* Start COLLECTED DATA *

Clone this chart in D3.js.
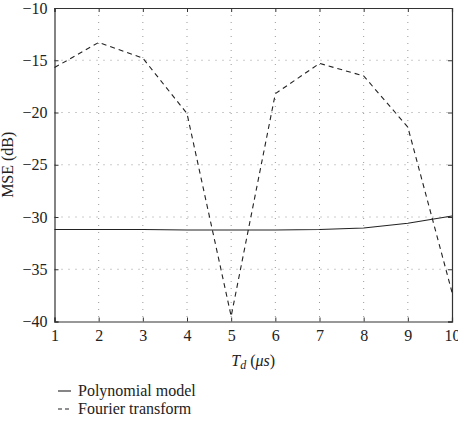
<!DOCTYPE html>
<html><head><meta charset="utf-8">
<script src="https://cdn.jsdelivr.net/npm/d3@7"></script>
<style>
body{margin:0;background:#fff;}
svg text{font-family:"Liberation Serif","DejaVu Serif","Times New Roman",serif !important;}
</style></head>
<body><svg id="c" width="458" height="422"></svg>
<script>
const tdValues = [1,2,3,4,5,6,7,8,9,10];
const polynomialMSE = [-31.2,-31.2,-31.2,-31.25,-31.25,-31.25,-31.2,-31.05,-30.6,-29.9];
const fourierMSE = [-15.7,-13.3,-14.8,-20.1,-39.5,-18.2,-15.3,-16.5,-21.4,-37.2];
const xTicks = [1,2,3,4,5,6,7,8,9,10];
const yTicks = [-40,-35,-30,-25,-20,-15,-10];
const seriesNames = ["Polynomial model","Fourier transform"];

const svg = d3.select("#c");
const m = {l:54.5, r:452, t:8, b:321.5};
const x = d3.scaleLinear().domain([1,10]).range([m.l,m.r]);
const y = d3.scaleLinear().domain([-40,-10]).range([m.b,m.t]);

// grid
const g = svg.append("g");
g.selectAll(".vg").data(xTicks.slice(1,-1)).enter().append("line")
 .attr("x1",d=>x(d)).attr("x2",d=>x(d)).attr("y1",m.t).attr("y2",m.b)
 .attr("stroke","#999").attr("stroke-width",1).attr("stroke-dasharray","1,6");
g.selectAll(".hg").data(yTicks.slice(1,-1)).enter().append("line")
 .attr("y1",d=>y(d)).attr("y2",d=>y(d)).attr("x1",m.l).attr("x2",m.r)
 .attr("stroke","#999").attr("stroke-width",1).attr("stroke-dasharray","1,6");

// axes
const xa = svg.append("g").attr("transform",`translate(0,${m.b})`)
 .call(d3.axisBottom(x).tickValues(xTicks).tickSize(-4).tickPadding(7).tickFormat(d3.format("d")));
const xt = svg.append("g").attr("transform",`translate(0,${m.t})`)
 .call(d3.axisTop(x).tickValues(xTicks).tickSize(-4).tickFormat(""));
const ya = svg.append("g").attr("transform",`translate(${m.l},0)`)
 .call(d3.axisLeft(y).tickValues(yTicks).tickSize(-4).tickPadding(7).tickFormat(d=>"\u2212"+Math.abs(d)));
const yr = svg.append("g").attr("transform",`translate(${m.r},0)`)
 .call(d3.axisRight(y).tickValues(yTicks).tickSize(-4).tickFormat(""));
[xa,xt,ya,yr].forEach(a=>{
  a.attr("font-family",null).attr("font-size",null);
  a.selectAll("path").attr("stroke","#333").attr("stroke-width",1.2);
  a.selectAll("line").attr("stroke","#333");
  a.selectAll("text").attr("font-size",16).attr("fill","#222");
});
xa.selectAll("text").attr("dy","0.75em");

// lines
const line = d3.line().x((d,i)=>x(tdValues[i])).y(d=>y(d));
svg.append("path").datum(polynomialMSE).attr("d",line).attr("fill","none")
 .attr("stroke","#222").attr("stroke-width",1.1);
svg.append("path").datum(fourierMSE).attr("d",line).attr("fill","none")
 .attr("stroke","#222").attr("stroke-width",1.1).attr("stroke-dasharray","5,4");

// axis labels
svg.append("text").attr("transform",`translate(13,${(m.t+m.b)/2}) rotate(-90)`)
 .attr("text-anchor","middle").attr("font-size",16).attr("fill","#222").text("MSE (dB)");
const xl = svg.append("text").attr("x",(m.l+m.r)/2).attr("y",366).attr("text-anchor","middle")
 .attr("font-size",16).attr("fill","#222");
xl.append("tspan").attr("font-style","italic").text("T");
xl.append("tspan").attr("font-style","italic").attr("font-size",12).attr("dy",3).text("d");
xl.append("tspan").attr("dy",-3).text(" (");
xl.append("tspan").attr("font-style","italic").text("\u03bcs");
xl.append("tspan").text(")");

// legend
const lg = svg.append("g");
seriesNames.forEach((n,i)=>{
  const yy = 391 + i*18;
  lg.append("line").attr("x1",58).attr("x2",71).attr("y1",yy).attr("y2",yy)
    .attr("stroke","#222").attr("stroke-width",1.1).attr("stroke-dasharray",i?"4,3":null);
  lg.append("text").attr("x",78).attr("y",yy+5).attr("font-size",16).attr("fill","#222").text(n);
});
</script></body></html>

* End COLLECTED DATA *

§ INSTRUCTIONS FOR THE TASK: Extract the full listing exactly, with the pictures left out.

§ ANSWER IN FULL:
Clone this chart in D3.js.
<!DOCTYPE html>
<html><head><meta charset="utf-8">
<script src="https://cdn.jsdelivr.net/npm/d3@7"></script>
<style>
body{margin:0;background:#fff;}
svg text{font-family:"Liberation Serif","DejaVu Serif","Times New Roman",serif !important;}
</style></head>
<body><svg id="c" width="458" height="422"></svg>
<script>
const tdValues = [1,2,3,4,5,6,7,8,9,10];
const polynomialMSE = [-31.2,-31.2,-31.2,-31.25,-31.25,-31.25,-31.2,-31.05,-30.6,-29.9];
const fourierMSE = [-15.7,-13.3,-14.8,-20.1,-39.5,-18.2,-15.3,-16.5,-21.4,-37.2];
const xTicks = [1,2,3,4,5,6,7,8,9,10];
const yTicks = [-40,-35,-30,-25,-20,-15,-10];
const seriesNames = ["Polynomial model","Fourier transform"];

const svg = d3.select("#c");
const m = {l:54.5, r:452, t:8, b:321.5};
const x = d3.scaleLinear().domain([1,10]).range([m.l,m.r]);
const y = d3.scaleLinear().domain([-40,-10]).range([m.b,m.t]);

// grid
const g = svg.append("g");
g.selectAll(".vg").data(xTicks.slice(1,-1)).enter().append("line")
 .attr("x1",d=>x(d)).attr("x2",d=>x(d)).attr("y1",m.t).attr("y2",m.b)
 .attr("stroke","#999").attr("stroke-width",1).attr("stroke-dasharray","1,6");
g.selectAll(".hg").data(yTicks.slice(1,-1)).enter().append("line")
 .attr("y1",d=>y(d)).attr("y2",d=>y(d)).attr("x1",m.l).attr("x2",m.r)
 .attr("stroke","#999").attr("stroke-width",1).attr("stroke-dasharray","1,6");

// axes
const xa = svg.append("g").attr("transform",`translate(0,${m.b})`)
 .call(d3.axisBottom(x).tickValues(xTicks).tickSize(-4).tickPadding(7).tickFormat(d3.format("d")));
const xt = svg.append("g").attr("transform",`translate(0,${m.t})`)
 .call(d3.axisTop(x).tickValues(xTicks).tickSize(-4).tickFormat(""));
const ya = svg.append("g").attr("transform",`translate(${m.l},0)`)
 .call(d3.axisLeft(y).tickValues(yTicks).tickSize(-4).tickPadding(7).tickFormat(d=>"\u2212"+Math.abs(d)));
const yr = svg.append("g").attr("transform",`translate(${m.r},0)`)
 .call(d3.axisRight(y).tickValues(yTicks).tickSize(-4).tickFormat(""));
[xa,xt,ya,yr].forEach(a=>{
  a.attr("font-family",null).attr("font-size",null);
  a.selectAll("path").attr("stroke","#333").attr("stroke-width",1.2);
  a.selectAll("line").attr("stroke","#333");
  a.selectAll("text").attr("font-size",16).attr("fill","#222");
});
xa.selectAll("text").attr("dy","0.75em");

// lines
const line = d3.line().x((d,i)=>x(tdValues[i])).y(d=>y(d));
svg.append("path").datum(polynomialMSE).attr("d",line).attr("fill","none")
 .attr("stroke","#222").attr("stroke-width",1.1);
svg.append("path").datum(fourierMSE).attr("d",line).attr("fill","none")
 .attr("stroke","#222").attr("stroke-width",1.1).attr("stroke-dasharray","5,4");

// axis labels
svg.append("text").attr("transform",`translate(13,${(m.t+m.b)/2}) rotate(-90)`)
 .attr("text-anchor","middle").attr("font-size",16).attr("fill","#222").text("MSE (dB)");
const xl = svg.append("text").attr("x",(m.l+m.r)/2).attr("y",366).attr("text-anchor","middle")
 .attr("font-size",16).attr("fill","#222");
xl.append("tspan").attr("font-style","italic").text("T");
xl.append("tspan").attr("font-style","italic").attr("font-size",12).attr("dy",3).text("d");
xl.append("tspan").attr("dy",-3).text(" (");
xl.append("tspan").attr("font-style","italic").text("\u03bcs");
xl.append("tspan").text(")");

// legend
const lg = svg.append("g");
seriesNames.forEach((n,i)=>{
  const yy = 391 + i*18;
  lg.append("line").attr("x1",58).attr("x2",71).attr("y1",yy).attr("y2",yy)
    .attr("stroke","#222").attr("stroke-width",1.1).attr("stroke-dasharray",i?"4,3":null);
  lg.append("text").attr("x",78).attr("y",yy+5).attr("font-size",16).attr("fill","#222").text(n);
});
</script></body></html>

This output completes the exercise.